Beginning with the first line, set down every line through the one containing "import plotly.graph_objects as go", exactly as it appears, but not the pictures.
::::::::::
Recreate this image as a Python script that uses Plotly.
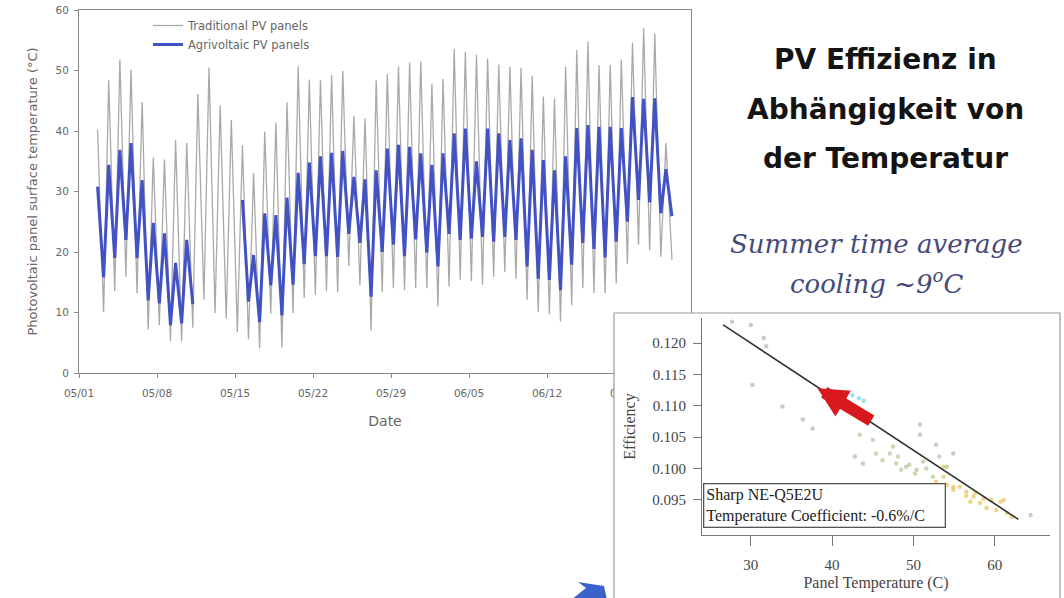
import pandas as pd
import plotly.graph_objects as go

# ---- Panel surface temperature (deg C): daily maxima and the following minima ----
# first maximum on 2018-05-02, one value per day
trad_peak = [40.2, 48.4, 51.8, 50.1, 44.8, 35.6, 35.3, 38.5, 38.0, 46.1,
             50.5, 44.2, 41.8, 37.7, 33.1, 39.9, 41.4, 44.7, 50.7, 48.5,
             48.4, 49.2, 49.9, 42.5, 42.1, 48.4, 49.4, 50.7, 51.3, 51.5,
             47.8, 48.6, 53.6, 53.1, 52.6, 52.0, 51.0, 50.6, 50.4, 49.1,
             45.7, 45.4, 50.6, 53.4, 54.8, 50.9, 50.9, 51.8, 54.6, 57.0,
             56.1, 38.0]
trad_min = [10.1, 13.5, 15.9, 13.2, 7.2, 7.9, 5.3, 5.2, 7.5, 12.1,
            9.9, 9.0, 6.8, 5.6, 4.1, 9.8, 4.2, 9.9, 12.4, 12.9,
            13.5, 13.3, 17.7, 14.5, 7.0, 13.4, 14.0, 13.7, 14.0, 14.0,
            11.0, 14.3, 15.4, 15.2, 14.6, 15.9, 16.7, 15.6, 12.1, 10.1,
            9.7, 8.5, 11.2, 14.0, 13.2, 13.2, 14.8, 18.0, 21.2, 20.3,
            19.2, 18.7]
agri_peak = [30.8, 34.4, 36.9, 38.0, 31.9, 24.8, 23.1, 18.2, 22.0, None,
             None, None, None, 28.6, 19.5, 26.4, 26.1, 29.0, 33.1, 34.8,
             35.8, 36.4, 36.7, 32.4, 32.0, 33.5, 37.1, 37.7, 37.4, 36.3,
             34.4, 36.3, 39.6, 40.4, 35.0, 40.4, 39.6, 38.5, 38.8, 36.9,
             35.2, 33.5, 35.8, 40.5, 41.0, 40.7, 40.7, 40.5, 45.6, 45.3,
             45.4, 33.7]
agri_min = [15.8, 19.0, 22.0, 19.0, 12.0, 11.5, 7.9, 8.2, 11.4, None,
            None, None, None, 11.8, 8.4, 14.5, 9.5, 14.6, 18.0, 19.3,
            19.3, 19.2, 23.0, 21.5, 12.6, 20.0, 21.2, 19.3, 22.1, 19.9,
            17.6, 23.0, 22.0, 22.2, 22.5, 21.7, 22.5, 22.0, 17.6, 15.6,
            15.4, 13.7, 17.9, 21.5, 20.5, 19.1, 21.7, 25.0, 28.6, 28.2,
            26.4, 25.9]

peak_times = pd.date_range("2018-05-02 16:00", periods=len(trad_peak), freq="D")
min_times = peak_times + pd.Timedelta(hours=13)


def day_night(peaks, mins):
    t, v = [], []
    for pt, mt, p, m in zip(peak_times, min_times, peaks, mins):
        t += [pt, mt]
        v += [p, m]
    return t, v


# ---- Efficiency vs panel temperature (Sharp NE-Q5E2U) ----
gray_temp = [27.7, 30.0, 31.6, 31.9, 30.2, 33.9, 36.4, 37.6, 42.8, 43.8, 50.8, 50.8, 52.8, 54.9, 64.4]
gray_eff = [0.1234, 0.1229, 0.1208, 0.1195, 0.1133, 0.1099, 0.1078, 0.1064, 0.1019, 0.1008,
            0.1070, 0.1054, 0.1038, 0.1024, 0.0926]
green_temp = [43.4, 45.0, 45.4, 46.2, 47.1, 47.5, 47.9, 48.1, 48.5, 49.1, 49.5, 50.2, 50.4,
              51.2, 51.6, 52.4, 53.2, 54.1]
green_eff = [0.1054, 0.1046, 0.1024, 0.1013, 0.1024, 0.1035, 0.1008, 0.1019, 0.0998, 0.1003,
             0.1006, 0.0992, 0.0998, 0.1011, 0.1000, 0.0987, 0.1019, 0.1003]
yellow_temp = [52.8, 53.7, 53.7, 54.1, 54.9, 54.9, 55.7, 56.5, 56.5, 57.0, 57.4, 57.6, 58.2,
               58.6, 59.0, 59.6, 60.2, 60.7, 61.1, 61.5, 62.1]
yellow_eff = [0.0979, 0.1003, 0.0987, 0.0974, 0.0966, 0.0971, 0.0971, 0.0956, 0.0963, 0.0947,
              0.0955, 0.0961, 0.0945, 0.0952, 0.0937, 0.0950, 0.0934, 0.0947, 0.0950, 0.0929,
              0.0923]
cyan_temp = [42.5, 43.3, 43.9]
cyan_eff = [0.1117, 0.1112, 0.1108]
fit_temp = [26.6, 62.9]
fit_eff = [0.1229, 0.0919]
shift_from = (45.0, 0.1075)   # warmer, less efficient
shift_to = (38.2, 0.1128)     # cooled agrivoltaic panels

W, H = 1064, 598


def px(x):
    return x / W


def py(y):
    return 1 - y / H


fig = go.Figure()

t, v = day_night(trad_peak, trad_min)
fig.add_trace(go.Scatter(x=t, y=v, mode="lines", name="Traditional PV panels",
                         line=dict(color="#a9a9a9", width=1.3), xaxis="x", yaxis="y"))
t, v = day_night(agri_peak, agri_min)
fig.add_trace(go.Scatter(x=t, y=v, mode="lines", name="Agrivoltaic PV panels",
                         line=dict(color="#4252c4", width=3), connectgaps=False,
                         xaxis="x", yaxis="y"))

# empty subplot whose white background frames the inset
fig.add_trace(go.Scatter(x=[], y=[], xaxis="x2", yaxis="y2", showlegend=False, hoverinfo="skip"))

for tx, ey, col in [(gray_temp, gray_eff, "rgba(150,150,150,0.5)"),
                    (green_temp, green_eff, "rgba(150,175,110,0.5)"),
                    (yellow_temp, yellow_eff, "rgba(232,190,70,0.65)"),
                    (cyan_temp, cyan_eff, "rgba(140,215,240,0.8)")]:
    fig.add_trace(go.Scatter(x=tx, y=ey, mode="markers", showlegend=False,
                             marker=dict(color=col, size=4.5), xaxis="x3", yaxis="y3"))
fig.add_trace(go.Scatter(x=fit_temp, y=fit_eff, mode="lines", showlegend=False,
                         line=dict(color="#333333", width=1.6), xaxis="x3", yaxis="y3"))

sans = "DejaVu Sans"
serif = "Liberation Serif"
axis_gray = "#8a8a8a"

fig.update_layout(
    width=W, height=H, margin=dict(l=0, r=0, t=0, b=0),
    template="none", paper_bgcolor="white", plot_bgcolor="white",
    showlegend=True,
    legend=dict(x=px(148), y=py(11), xanchor="left", yanchor="top",
                font=dict(family=sans, size=11.5, color="#666"), bgcolor="rgba(0,0,0,0)",
                itemwidth=30, tracegroupgap=0),
    xaxis=dict(domain=[px(79), px(691)], anchor="y", type="date",
               range=["2018-05-01", "2018-06-24 22:00"], tick0="2018-05-01",
               dtick=7 * 86400000, tickformat="%m/%d",
               showline=True, mirror=True, linecolor=axis_gray, linewidth=1,
               ticks="outside", ticklen=4, tickcolor=axis_gray, ticklabelstandoff=6,
               tickfont=dict(family=sans, size=10.5, color="#666"),
               showgrid=False, zeroline=False,
               title=dict(text="Date", font=dict(family=sans, size=14, color="#666"), standoff=18)),
    yaxis=dict(domain=[py(373), py(10)], anchor="x", range=[0, 60], dtick=10,
               showline=True, mirror=True, linecolor=axis_gray, linewidth=1,
               ticks="outside", ticklen=4, tickcolor=axis_gray, ticklabelstandoff=3,
               tickfont=dict(family=sans, size=10.5, color="#666"),
               showgrid=False, zeroline=False,
               title=dict(text="Photovoltaic panel surface temperature (°C)",
                          font=dict(family=sans, size=13, color="#666"), standoff=14)),
    xaxis2=dict(domain=[px(614), 1], anchor="y2", range=[0, 1], visible=False, fixedrange=True),
    yaxis2=dict(domain=[0, py(313)], anchor="x2", range=[0, 1], visible=False, fixedrange=True),
    xaxis3=dict(domain=[px(702), px(1050)], anchor="y3", range=[24, 66.8],
                tickvals=[30, 40, 50, 60], showline=True, linecolor="#777", linewidth=1.2,
                ticks="outside", ticklen=10, tickcolor="#777", ticklabelstandoff=6,
                tickfont=dict(family=serif, size=15, color="#444"),
                showgrid=False, zeroline=False,
                title=dict(text="Panel Temperature (C)",
                           font=dict(family=serif, size=16, color="#444"), standoff=4)),
    yaxis3=dict(domain=[py(535), py(318)], anchor="x3", range=[0.0894, 0.1240],
                tickvals=[0.095, 0.100, 0.105, 0.110, 0.115, 0.120], tickformat=".3f",
                showline=True, linecolor="#777", linewidth=1.2,
                ticks="outside", ticklen=8, tickcolor="#777", ticklabelstandoff=4,
                tickfont=dict(family=serif, size=15, color="#444"),
                showgrid=False, zeroline=False,
                title=dict(text="Efficiency", font=dict(family=serif, size=16, color="#444"),
                           standoff=12)),
)

# inset frame
fig.add_shape(type="rect", xref="paper", yref="paper", x0=px(614), x1=px(1060),
              y0=py(313), y1=-0.1, line=dict(color="#9a9a9a", width=1.2), layer="above")

# partial blue block arrow at the lower edge
fig.add_shape(type="path", xref="paper", yref="paper", layer="above",
              path="M %f,%f L %f,%f L %f,%f L %f,%f L %f,%f Z" % (
                  px(571), py(600), px(586), py(588), px(578), py(582),
                  px(604), py(586), px(607), py(600)),
              fillcolor="#3a62c8", line=dict(width=0))

title_font = dict(family=sans, size=28, color="#141414", weight="bold")
for text, yc in [("PV Effizienz in", 59), ("Abhängigkeit von", 109), ("der Temperatur", 158)]:
    fig.add_annotation(text=text, x=px(885), y=py(yc), xref="paper", yref="paper",
                       xanchor="center", yanchor="middle", showarrow=False, font=title_font)

sub_font = dict(family="DejaVu Serif", size=26, color="#454a7a", style="italic")
for text, yc in [("Summer time average", 244), ("cooling ~9<sup>o</sup>C", 282)]:
    fig.add_annotation(text=text, x=px(876), y=py(yc), xref="paper", yref="paper",
                       xanchor="center", yanchor="middle", showarrow=False, font=sub_font)

# module label box
fig.add_annotation(text="Sharp NE-Q5E2U<br>Temperature Coefficient: -0.6%/C",
                   x=px(703), y=py(483), xref="paper", yref="paper",
                   xanchor="left", yanchor="top", align="left", showarrow=False,
                   width=236, bgcolor="white", bordercolor="#555", borderwidth=1.3, borderpad=2,
                   font=dict(family=serif, size=16, color="#222"))

# efficiency gain from cooling: red arrow along the fit line
fig.add_annotation(x=shift_to[0], y=shift_to[1], ax=shift_from[0], ay=shift_from[1],
                   xref="x3", yref="y3", axref="x3", ayref="y3", text="",
                   showarrow=True, arrowhead=2, arrowsize=0.5, arrowwidth=12,
                   arrowcolor="#d8181c")

fig.write_html("out.html")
::::::::::
EXERCISE SOLUTION:
Recreate this image as a Python script that uses Plotly.
import pandas as pd
import plotly.graph_objects as go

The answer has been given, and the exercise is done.